Easily the peak of the LP, however, is closer “Blasphemy: A Prophecy.” Narratively, it’s a rewarding end to the story, with earlier references to the titular character now culminating in a grand finale, but it’s the sounds that truly seize you in apocalyptic splendor. It kicks off with—and then rests upon—arguably the most affective and mesmeric riff of their career, with tribal drums and wispy yet authoritative proclamations yielding a dreamily apocalyptic aether. Of course, it veers away from this template via more shimmering dissonance, and its subtle return home is exceptional. Overall, it’s a tremendous accomplishment that stays in your head long after it’s done.
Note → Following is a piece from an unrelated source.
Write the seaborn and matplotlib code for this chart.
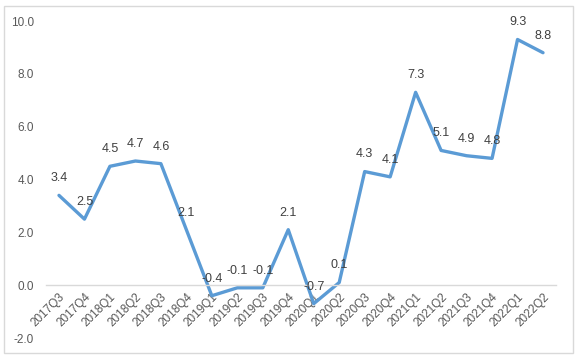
import matplotlib
matplotlib.use("Agg")
import matplotlib.pyplot as plt
import seaborn as sns
import pandas as pd
from matplotlib.patches import Rectangle

quarters = ["2017Q3", "2017Q4", "2018Q1", "2018Q2", "2018Q3", "2018Q4",
            "2019Q1", "2019Q2", "2019Q3", "2019Q4", "2020Q1", "2020Q2",
            "2020Q3", "2020Q4", "2021Q1", "2021Q2", "2021Q3", "2021Q4",
            "2022Q1", "2022Q2"]
values = [3.4, 2.5, 4.5, 4.7, 4.6, 2.1, -0.4, -0.1, -0.1, 2.1, -0.7, 0.1,
          4.3, 4.1, 7.3, 5.1, 4.9, 4.8, 9.3, 8.8]
yticks = [-2.0, 0.0, 2.0, 4.0, 6.0, 8.0, 10.0]

sns.set_theme(style="white")
plt.rcParams['font.family'] = ['Liberation Sans', 'DejaVu Sans']

df = pd.DataFrame({"q": quarters, "v": values})

fig = plt.figure(figsize=(5.78, 3.61), dpi=100)
ax = fig.add_axes([0.080, 0.0637, 0.8815, 0.8781])
sns.lineplot(data=df, x="q", y="v", ax=ax, color="#5B9BD5", linewidth=2.4,
             sort=False)

ax.set_xlim(-0.5, len(quarters) - 0.5)
ax.set_ylim(-2, 10)
ax.set_yticks(yticks)
ax.set_yticklabels([f"{t:.1f}" for t in yticks], color="#595959", fontsize=8.5)
ax.set_xlabel("")
ax.set_ylabel("")

for s in ["top", "right", "left"]:
    ax.spines[s].set_visible(False)
ax.spines["bottom"].set_position(("data", 0))
ax.spines["bottom"].set_color("#D9D9D9")
ax.spines["bottom"].set_linewidth(1.0)

ax.set_xticks(range(len(quarters)))
ax.set_xticklabels(quarters, rotation=45, ha="right", va="top",
                   rotation_mode="anchor", color="#595959", fontsize=8.5)
ax.tick_params(axis="x", length=0, pad=4)
ax.tick_params(axis="y", length=0, pad=9)

for i, v in enumerate(values):
    ax.annotate(f"{v:.1f}", (i, v), xytext=(0, 8), textcoords="offset points",
                ha="center", va="bottom", fontsize=9, color="#404040")

fig.patches.append(Rectangle((4 / 578, 1 - 353 / 361), 569 / 578, 347 / 361,
                             transform=fig.transFigure, fill=False,
                             edgecolor="#D9D9D9", linewidth=1.0))

fig.savefig("out.png", dpi=100)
In maintaining many of their idiosyncrasies while also delving deeper into a focused narrative and more approachable structures, Kayo Dot has undoubtedly created a new benchmark. Blasphemy radiates memorably multifaceted vocals, elegiac yet devastating lyricism, and sublimely catastrophic instrumentation, all the while permeating with trademark stylistic hodgepodges. It’s an enveloping philosophical experience just as much as it is an entertaining diversion, and anyone looking to get lost in such a world should seek it out ASAP.